Published on NewsOK Modified: December 21, 2012 at 4:04 pm •  Published: December 21, 2012

ANCHORAGE, Alaska (AP) — In a story Dec. 20 about a proposed in-state natural gas pipeline, The Associated Press reported erroneously that a pipeline previously under consideration by the Alaska Gasline Development Corp. would have been pressurized to 25,000 pounds per square inch. The correct figure was 2,500 pounds per square inch.

A corrected version of the story is below:

In-state gas pipeline planners revise project

In-state natural gas pipeline planners revise project; remove gas liquids to lower tariffs


Associated Press.

ANCHORAGE, Alaska (AP) — A proposal for an in-state natural pipeline that could carry North Slope natural gas to communities from Fairbanks to southcentral Alaska has been revised to eliminate the transport of natural gas liquids, which will have the effect of lowering tariffs for customers in Fairbanks.

Carrying natural gas liquids such as ethane, propane and butane was previously considered desirable because they could be sold at a premium and used to lower the price of gas to Alaskans, said Frank Richards, the pipeline engineering manager for the Alaska Gasline Development Corp.

"Now we see that the world is awash in natural gas liquids," he said in a presentation to a legislative committee Thursday.

More shale gas has meant a glut of NGLs in the U.S. market, with prices falling by 60 percent.

Eliminating them from an in-state pipeline would allow the project to be built with industry-standard 36-inch pipe rather than 25-inch pipe, Richards said.

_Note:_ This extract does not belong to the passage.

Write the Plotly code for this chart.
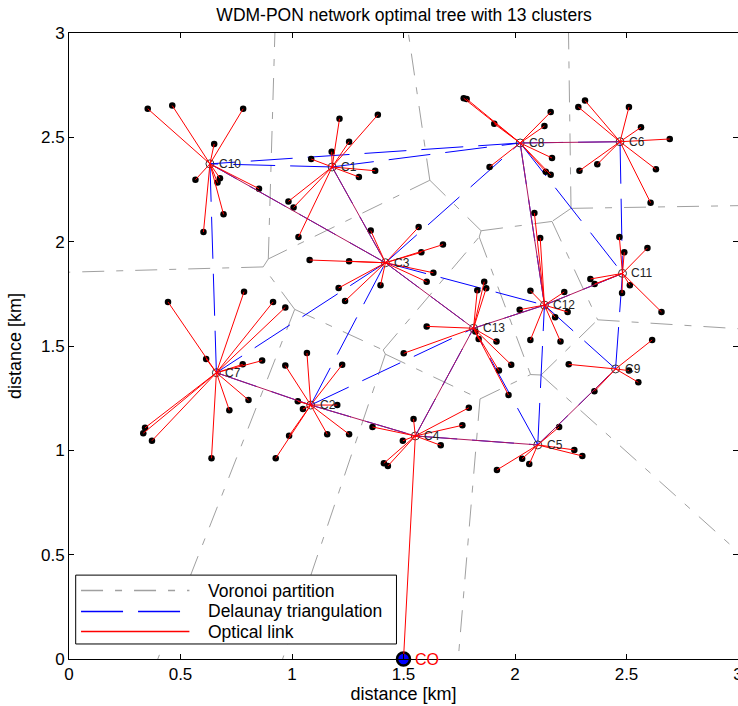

Pressure could be lowered from 2,500 pound per square inch, which requires premium fittings, pipe and valves, to 1,480 pounds per square inch. Lower pressure means a safer line and more takeout points, Richards said.

NGLs in the line would have required Fairbanks to have facilities to take them out, depressurize gas for local use and re-inject the liquids. Another extraction plant would have been needed at the end of the 737-mile line.

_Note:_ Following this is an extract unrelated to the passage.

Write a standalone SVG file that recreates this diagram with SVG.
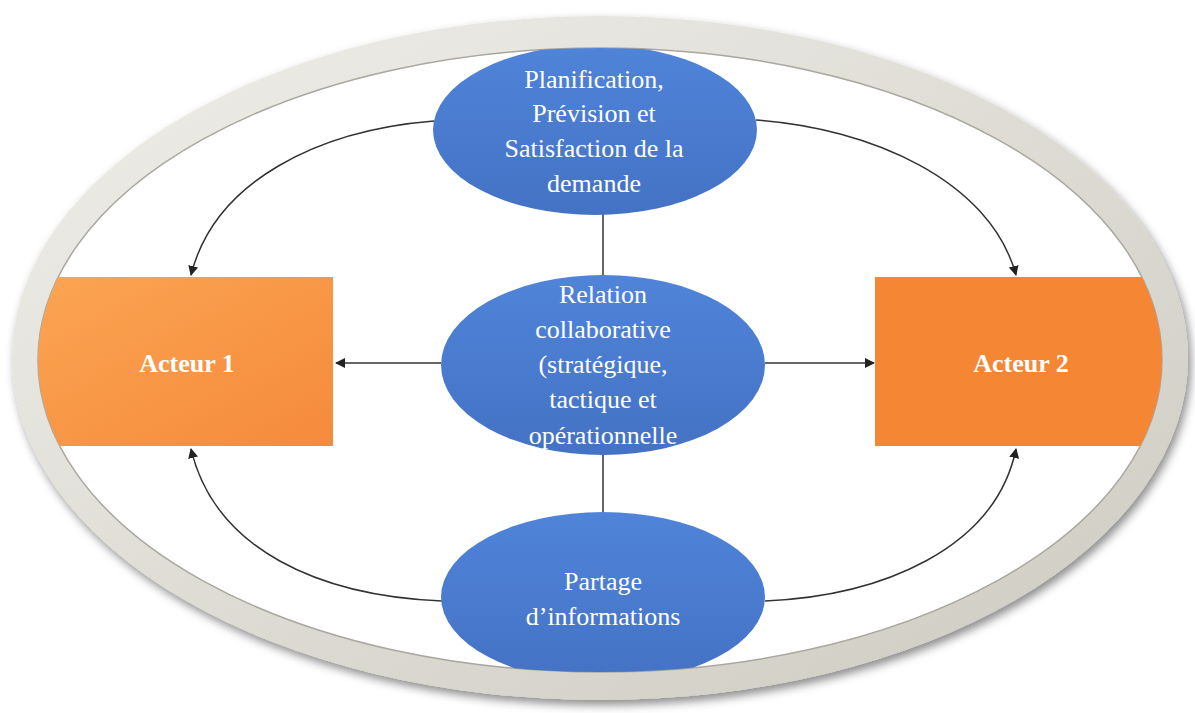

"Those are expensive facilities," Richard said.

The new plan eliminates that and the net effect would be to lower the tariff for natural gas delivered to Fairbanks, which under the previous design would have paid a higher tariff than Anchorage. Fairbanks, he said would pay $8.25 to $10 per million BTUs, down from $10.45 under the old plan and far less than the $23 per million BTUs that customers are now paying for fuel oil. Anchorage would pay $9 to $11.25 per million, comparable to rates projected for 2013, he said.